-------- Data shown

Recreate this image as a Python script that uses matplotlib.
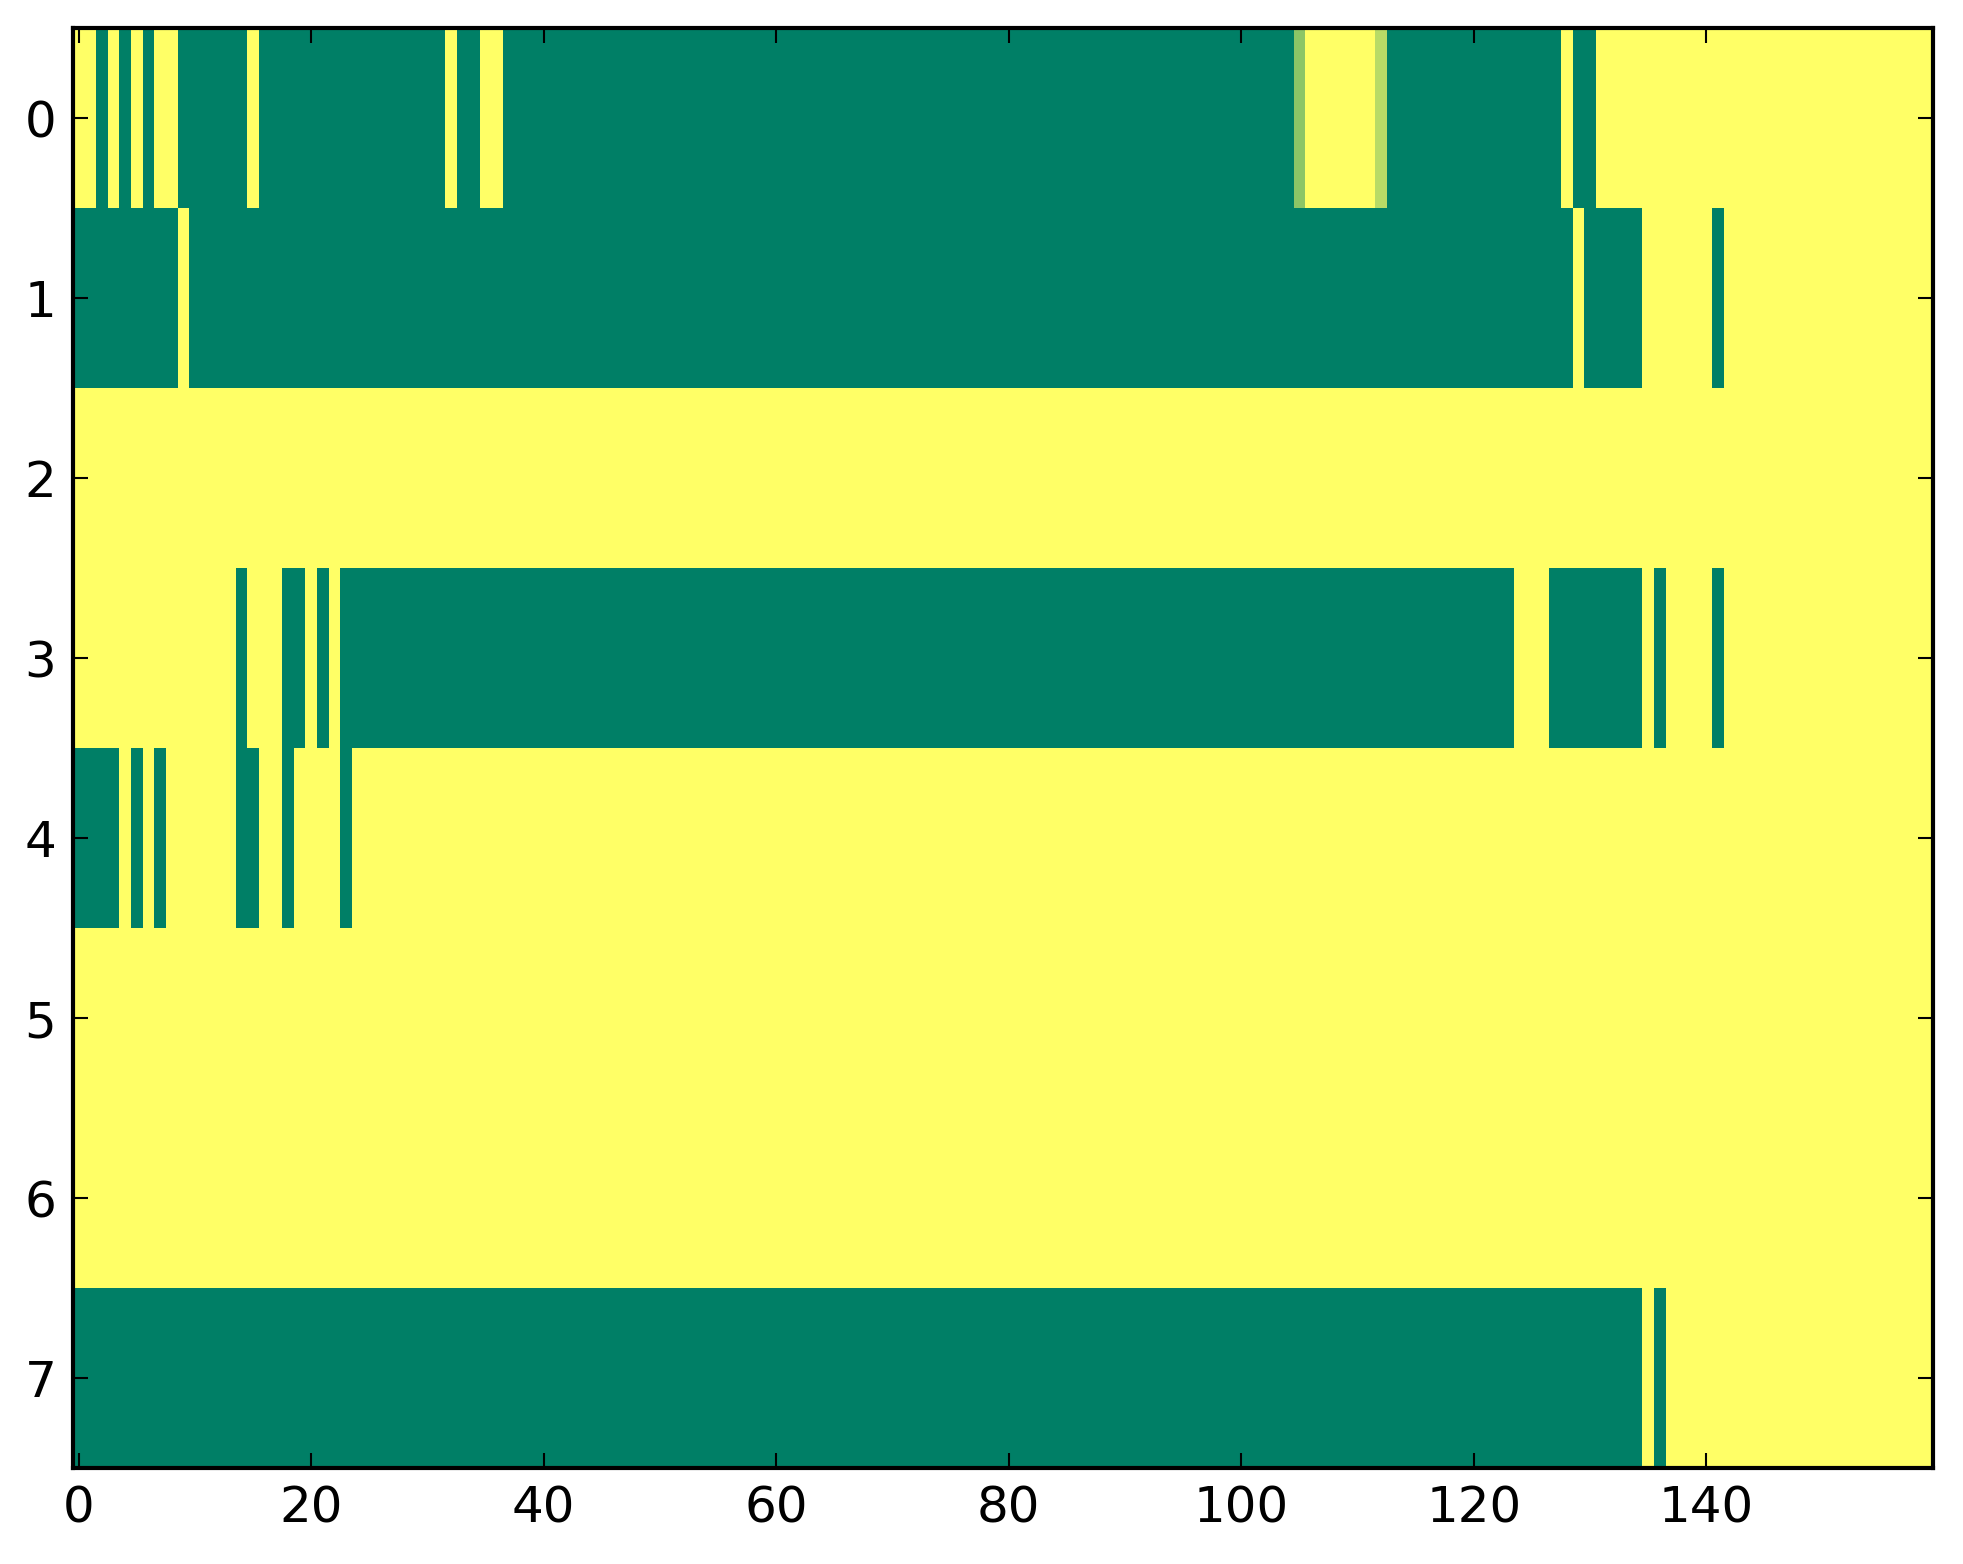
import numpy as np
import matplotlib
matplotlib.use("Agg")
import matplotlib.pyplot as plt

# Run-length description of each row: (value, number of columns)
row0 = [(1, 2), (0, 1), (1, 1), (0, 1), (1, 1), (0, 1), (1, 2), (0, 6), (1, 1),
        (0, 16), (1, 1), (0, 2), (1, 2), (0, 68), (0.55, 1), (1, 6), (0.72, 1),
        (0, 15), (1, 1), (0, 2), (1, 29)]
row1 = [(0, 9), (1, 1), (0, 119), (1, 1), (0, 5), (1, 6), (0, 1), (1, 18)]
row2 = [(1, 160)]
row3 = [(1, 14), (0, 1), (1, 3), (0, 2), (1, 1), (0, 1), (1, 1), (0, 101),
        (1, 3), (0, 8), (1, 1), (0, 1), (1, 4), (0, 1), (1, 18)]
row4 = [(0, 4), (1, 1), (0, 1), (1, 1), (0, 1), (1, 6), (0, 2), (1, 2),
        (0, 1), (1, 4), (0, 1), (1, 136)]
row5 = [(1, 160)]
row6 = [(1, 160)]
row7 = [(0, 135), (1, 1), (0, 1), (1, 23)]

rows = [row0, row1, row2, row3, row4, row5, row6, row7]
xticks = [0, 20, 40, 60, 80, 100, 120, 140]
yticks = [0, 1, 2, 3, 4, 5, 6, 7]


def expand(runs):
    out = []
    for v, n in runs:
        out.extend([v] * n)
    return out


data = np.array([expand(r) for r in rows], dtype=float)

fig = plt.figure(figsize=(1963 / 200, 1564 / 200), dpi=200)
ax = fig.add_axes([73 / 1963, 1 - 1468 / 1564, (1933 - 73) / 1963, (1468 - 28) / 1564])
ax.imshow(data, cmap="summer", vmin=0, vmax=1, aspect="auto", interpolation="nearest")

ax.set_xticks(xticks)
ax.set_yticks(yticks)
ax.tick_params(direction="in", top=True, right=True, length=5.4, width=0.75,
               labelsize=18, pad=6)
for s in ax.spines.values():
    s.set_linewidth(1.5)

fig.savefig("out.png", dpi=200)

----------------

Problem to solve: Please write out all the data again word for word, but not the pictures.

Right answer:
Recreate this image as a Python script that uses matplotlib.
import numpy as np
import matplotlib
matplotlib.use("Agg")
import matplotlib.pyplot as plt

# Run-length description of each row: (value, number of columns)
row0 = [(1, 2), (0, 1), (1, 1), (0, 1), (1, 1), (0, 1), (1, 2), (0, 6), (1, 1),
        (0, 16), (1, 1), (0, 2), (1, 2), (0, 68), (0.55, 1), (1, 6), (0.72, 1),
        (0, 15), (1, 1), (0, 2), (1, 29)]
row1 = [(0, 9), (1, 1), (0, 119), (1, 1), (0, 5), (1, 6), (0, 1), (1, 18)]
row2 = [(1, 160)]
row3 = [(1, 14), (0, 1), (1, 3), (0, 2), (1, 1), (0, 1), (1, 1), (0, 101),
        (1, 3), (0, 8), (1, 1), (0, 1), (1, 4), (0, 1), (1, 18)]
row4 = [(0, 4), (1, 1), (0, 1), (1, 1), (0, 1), (1, 6), (0, 2), (1, 2),
        (0, 1), (1, 4), (0, 1), (1, 136)]
row5 = [(1, 160)]
row6 = [(1, 160)]
row7 = [(0, 135), (1, 1), (0, 1), (1, 23)]

rows = [row0, row1, row2, row3, row4, row5, row6, row7]
xticks = [0, 20, 40, 60, 80, 100, 120, 140]
yticks = [0, 1, 2, 3, 4, 5, 6, 7]


def expand(runs):
    out = []
    for v, n in runs:
        out.extend([v] * n)
    return out


data = np.array([expand(r) for r in rows], dtype=float)

fig = plt.figure(figsize=(1963 / 200, 1564 / 200), dpi=200)
ax = fig.add_axes([73 / 1963, 1 - 1468 / 1564, (1933 - 73) / 1963, (1468 - 28) / 1564])
ax.imshow(data, cmap="summer", vmin=0, vmax=1, aspect="auto", interpolation="nearest")

ax.set_xticks(xticks)
ax.set_yticks(yticks)
ax.tick_params(direction="in", top=True, right=True, length=5.4, width=0.75,
               labelsize=18, pad=6)
for s in ax.spines.values():
    s.set_linewidth(1.5)

fig.savefig("out.png", dpi=200)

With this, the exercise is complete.